Ghost town in Washoe County, Nevada, United States

Washoe City is a ghost town in on the north shore of Washoe Lake in Washoe County, Nevada, United States. Nearby there is a new community called New Washoe City.

==History==
Old Washoe City was founded in 1860 as a lumber camp for Virginia City. With unlimited water available from Washoe Lake, mills were built for reducing ore. Dozens of trips were made daily by mule-driven ore wagons to Virginia City, hauling timber and farm produce. The return trips brought Comstock ore for milling. Water was available in the area, which allowed both quartz and saw mills to be powered. These events lead to the founding of Washoe City.

Washoe City became the county seat of Washoe County when it was created in 1861. The new county seat attracted lawyers, doctors, and dentists, among others. The streets were lined with restaurants, stores, saloons, livery stables, drugstores, bath houses and shaving emporiums. The Washoe City post office opened in July 1862, closed in October 1888, reopened in November 1888 until December 1894. In October 1862, the Washoe Times printed its first newspaper. Later, a school, churches, a hospital, and a courthouse and jail were built.

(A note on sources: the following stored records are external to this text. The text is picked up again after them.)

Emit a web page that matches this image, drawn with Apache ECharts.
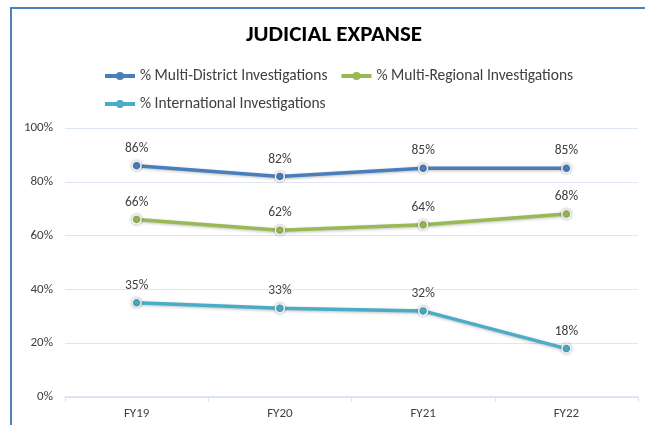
<!DOCTYPE html>
<html>
<head>
<meta charset="utf-8">
<script src="https://cdn.jsdelivr.net/npm/echarts@6/dist/echarts.min.js"></script>
<style>
  body { margin: 0; background: linear-gradient(90deg, #d4d4d4, #c2c2c2); }
  .frame {
    position: absolute; left: 10px; top: 7px; width: 640px; height: 420px;
    background: #fff; border-top: 2px solid #4f81bd; border-left: 2px solid #4f81bd;
  }
  #chart { position: absolute; left: 0; top: 0; width: 645px; height: 425px; }
</style>
</head>
<body>
<div class="frame"></div>
<div id="chart"></div>
<script>
// 数据
const categories = ["FY19", "FY20", "FY21", "FY22"];
const multiDistrict = [86, 82, 85, 85];
const multiRegional = [66, 62, 64, 68];
const international = [35, 33, 32, 18];
const yTicks = [0, 20, 40, 60, 80, 100];

const FONT = "Carlito, 'Liberation Sans Narrow', 'Open Sans', sans-serif";
const chart = echarts.init(document.getElementById("chart"));

function lineSeries(name, data, color) {
  return {
    name: name,
    type: "line",
    data: data,
    symbol: "circle",
    symbolSize: 9,
    lineStyle: { color: color, width: 3.5, shadowColor: "rgba(0,0,0,0.25)", shadowBlur: 3, shadowOffsetY: 1 },
    itemStyle: { color: color, borderColor: "#f2f2f2", borderWidth: 1.5, shadowColor: "rgba(0,0,0,0.3)", shadowBlur: 3 },
    label: {
      show: true, position: "top", distance: 5,
      formatter: "{c}%", color: "#404040", fontSize: 13.5, fontFamily: FONT
    },
    z: 3
  };
}

const legendText = { fontSize: 15.5, color: "#404040", fontFamily: FONT };

chart.setOption({
  animation: false,
  title: {
    text: "JUDICIAL EXPANSE",
    left: 329, top: 19, textAlign: "center",
    textStyle: { fontSize: 23, fontWeight: "bold", color: "#000", fontFamily: FONT }
  },
  legend: [
    {
      data: ["% Multi-District Investigations", "% Multi-Regional Investigations"],
      left: 98, top: 63, itemWidth: 30, itemHeight: 10, itemGap: 12,
      lineStyle: { width: 4 },
      itemStyle: { borderWidth: 0 },
      textStyle: legendText
    },
    {
      data: ["% International Investigations"],
      left: 98, top: 91, itemWidth: 30, itemHeight: 10,
      lineStyle: { width: 4 },
      itemStyle: { borderWidth: 0 },
      textStyle: legendText
    }
  ],
  grid: { left: 65, right: 7, top: 128, bottom: 28 },
  xAxis: {
    type: "category",
    data: categories,
    boundaryGap: true,
    axisLine: { lineStyle: { color: "#d6e2f0", width: 1.5 } },
    axisTick: { show: true, length: 5, lineStyle: { color: "#d6e2f0" } },
    axisLabel: { color: "#404040", fontSize: 13, margin: 10, fontFamily: FONT }
  },
  yAxis: {
    type: "value",
    min: yTicks[0], max: yTicks[yTicks.length - 1], interval: 20,
    axisLine: { show: false },
    axisTick: { show: false },
    splitLine: { lineStyle: { color: "#dce7f3", width: 1.2 } },
    axisLabel: { formatter: "{value}%", color: "#404040", fontSize: 13, margin: 12, fontFamily: FONT }
  },
  series: [
    lineSeries("% Multi-District Investigations", multiDistrict, "#4a7ebb"),
    lineSeries("% Multi-Regional Investigations", multiRegional, "#98b954"),
    lineSeries("% International Investigations", international, "#4bacc6")
  ]
});
</script>
</body>
</html>
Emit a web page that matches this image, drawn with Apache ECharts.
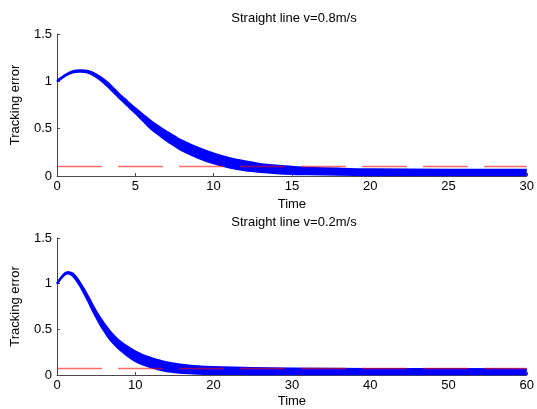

By 1865, Washoe City had a fluctuating permanent and transient population that may have reached 6000. Washoe City started to decline after the completion of the Virginia & Truckee Railroad to the Carson River in 1869. Within a few years, the population was reduced to 2,500 residents. Milling and lumber demand was beginning to decrease, which was another player in the fall of Washoe City.
In 1871, the county seat of Washoe County was moved to Reno, and in 1880, only 200 people lived in Washoe City. The post office was named Washoe from December 1894 until Jan 1914. By the early 20th century, Washoe City was empty. Nowadays, there are just the remains of many of the original buildings.

==In popular culture==
In Hell On Wheels season 5, episode 12 ("Any Sum Within Reason"), much of the critical action takes place in and around Washoe City.